AI/ML for Cyber Defense Agents & Reinforcement Learning
About: This session explores the application of AI and Machine Learning, particularly agentic systems and reinforcement learning, to enhance active cyber defense and security operations.
Adaptive by Design: Contextual Reinforcement Learning for Mission-Ready Cyber Defence
Speaker: Jake Thomas
This paper introduces a framework for applying Contextual Reinforcement Learning (cRL) to cyber defense, where agents dynamically incorporate contextual signals (like mission objectives or threat assessments) to modulate their policies in real-time without retraining.
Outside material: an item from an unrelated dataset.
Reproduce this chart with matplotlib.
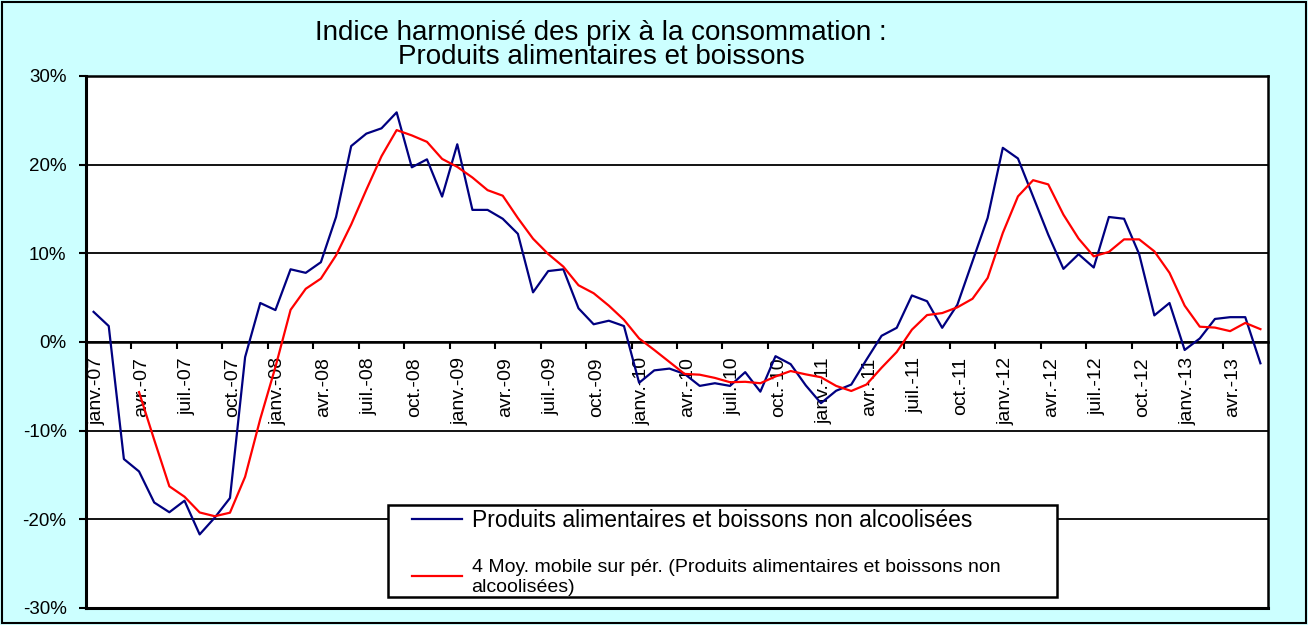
import matplotlib
matplotlib.use('Agg')
import matplotlib.pyplot as plt
import matplotlib.transforms as mtransforms
import numpy as np
import pandas as pd
from matplotlib.patches import Rectangle
from matplotlib.lines import Line2D

plt.rcParams['font.family'] = ['Liberation Sans', 'DejaVu Sans']

# ---- data (monthly, janv.-07 .. juin-13), % year-on-year ----
values = [3.4, 1.8, -13.2, -14.6, -18.1, -19.2, -17.9, -21.7, -19.8, -17.6, -1.7, 4.4,
          3.6, 8.2, 7.8, 9.0, 14.1, 22.1, 23.5, 24.1, 25.9, 19.7, 20.6, 16.4,
          22.3, 14.9, 14.9, 13.9, 12.2, 5.6, 8.0, 8.2, 3.8, 2.0, 2.4, 1.8,
          -4.6, -3.2, -3.0, -3.6, -4.95, -4.65, -4.95, -3.4, -5.6, -1.6, -2.5, -4.9,
          -6.9, -5.5, -4.8, -2.0, 0.7, 1.6, 5.25, 4.6, 1.6, 4.2, 9.1, 14.0,
          21.9, 20.7, 16.4, 12.1, 8.25, 9.9, 8.4, 14.1, 13.9, 9.9, 3.0, 4.4,
          -0.9, 0.4, 2.6, 2.8, 2.8, -2.4]

tick_labels = ['janv.-07', 'avr.-07', 'juil.-07', 'oct.-07',
               'janv.-08', 'avr.-08', 'juil.-08', 'oct.-08',
               'janv.-09', 'avr.-09', 'juil.-09', 'oct.-09',
               'janv.-10', 'avr.-10', 'juil.-10', 'oct.-10',
               'janv.-11', 'avr.-11', 'juil.-11', 'oct.-11',
               'janv.-12', 'avr.-12', 'juil.-12', 'oct.-12',
               'janv.-13', 'avr.-13']

y_ticks = [-30, -20, -10, 0, 10, 20, 30]

series_label = 'Produits alimentaires et boissons non alcoolisées'
trend_label = '4 Moy. mobile sur pér. (Produits alimentaires et boissons non\nalcoolisées)'
title_lines = ['Indice harmonisé des prix à la consommation :',
               'Produits alimentaires et boissons']

# 4-period moving average trendline (as Excel's trendline)
trend = pd.Series(values).rolling(4).mean()

W, H = 1308, 625
fig = plt.figure(figsize=(W / 100, H / 100), dpi=100)
fig.patch.set_facecolor('#CCFFFF')

ax = fig.add_axes([86 / W, 1 - 608 / H, (1268 - 86) / W, (608 - 76) / H])
ax.set_facecolor('white')

x = np.arange(len(values))
ax.plot(x, values, color='#000080', lw=1.6, zorder=3)
ax.plot(x, trend, color='#FF0000', lw=1.6, zorder=3)

ax.set_xlim(-0.5, len(values) - 0.5)
ax.set_ylim(-30, 30)

# y axis
ax.set_yticks(y_ticks)
ax.set_yticklabels([f'{v}%' for v in y_ticks], fontsize=13.5)
ax.tick_params(axis='y', direction='out', length=5, width=1.5, pad=9)
ax.yaxis.grid(True, color='black', lw=1.3)
ax.set_axisbelow(True)

# x axis crossing at zero
ax.spines['bottom'].set_position(('data', 0))
ax.spines['bottom'].set_linewidth(1.8)
ax.spines['left'].set_linewidth(2.2)
ax.spines['top'].set_linewidth(1.8)
ax.spines['right'].set_linewidth(1.8)
ax.axhline(-30, color='black', lw=2.2, clip_on=False, zorder=2)

ax.set_xticks(np.arange(2.5, len(values) - 1, 3))
ax.set_xticklabels([])
ax.tick_params(axis='x', which='major', direction='out', length=5, width=1.5)
ax.set_xticks(np.arange(0, len(values), 3), minor=True)
ax.set_xticklabels(tick_labels, minor=True, rotation=90, fontsize=14)
ax.tick_params(axis='x', which='minor', length=0, pad=11)
shift = mtransforms.ScaledTranslation(3 / 100, 0, fig.dpi_scale_trans)
for lbl in ax.get_xticklabels(minor=True):
    lbl.set_transform(lbl.get_transform() + shift)

# title
fig.text(601 / W, 1 - 33 / H, title_lines[0], ha='center', va='center', fontsize=20)
fig.text(601 / W, 1 - 57 / H, title_lines[1], ha='center', va='center', fontsize=20)

# legend box
ax.add_patch(Rectangle((388 / W, 1 - 597 / H), (1057 - 388) / W, (597 - 505) / H,
                       transform=fig.transFigure, facecolor='white', edgecolor='black',
                       lw=1.8, clip_on=False, zorder=4.5))
handles = [Line2D([], [], color='#000080', lw=1.6), Line2D([], [], color='#FF0000', lw=1.6)]
leg = ax.legend(handles, [series_label, trend_label], loc='upper left',
                bbox_to_anchor=(412 / W, 1 - 509 / H), bbox_transform=fig.transFigure,
                frameon=False, borderpad=0, borderaxespad=0, fontsize=16.5,
                handlelength=2.2, handletextpad=0.4, labelspacing=1.2)
leg.get_texts()[1].set_fontsize(14)
leg.set_zorder(5)

# outer border
fig.add_artist(Rectangle((0.0015, 0.003), 0.997, 0.994, transform=fig.transFigure,
                         fill=False, edgecolor='black', lw=1.5))

fig.savefig('out.png', dpi=100, facecolor=fig.get_facecolor())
Towards a Generalisable Cyber Defence Agent for Real-World Computer Networks"
Speaker: Tim Dudman
This work proposes Topological Extensions for Reinforcement Learning Agents (TERLA) to provide generalizability for cyber defense agents in networks of differing topology and size without the need for retraining. It evaluates performance in realistic simulation environments.
Improving Accuracy and Consistency in Real-World Cybersecurity AI Systems via Test-Time Compute
Speaker: Ashley Song
This study evaluates Test-Time Compute for improving the accuracy and consistency of real-world cybersecurity agentic systems, specifically a container vulnerability analysis agent and a server alert triage agent.
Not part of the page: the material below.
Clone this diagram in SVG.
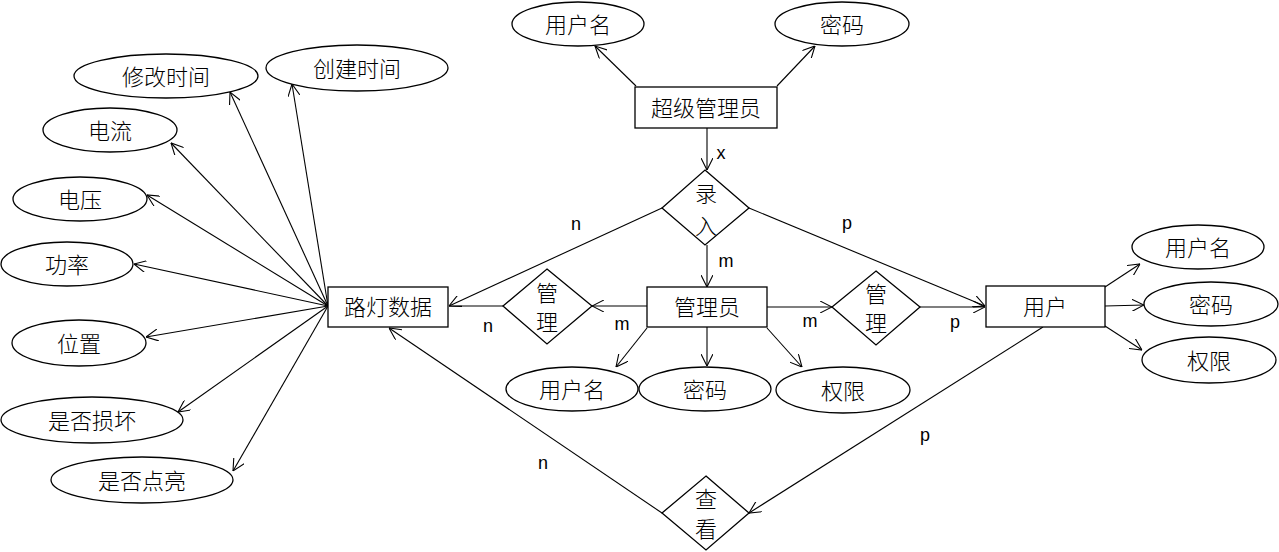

RIG-RAG: A GraphRAG Inspired Approach to Agentic Cloud Infrastructure
Speaker: Benji Lilley
This paper introduces Relational Inference GraphRAG (RIG-RAG), an LLM-assisted pipeline that transforms cloud configuration data into a security-enriched knowledge graph to support natural-language reasoning about deployed infrastructure. This enhances agentic capabilities for cloud security operations.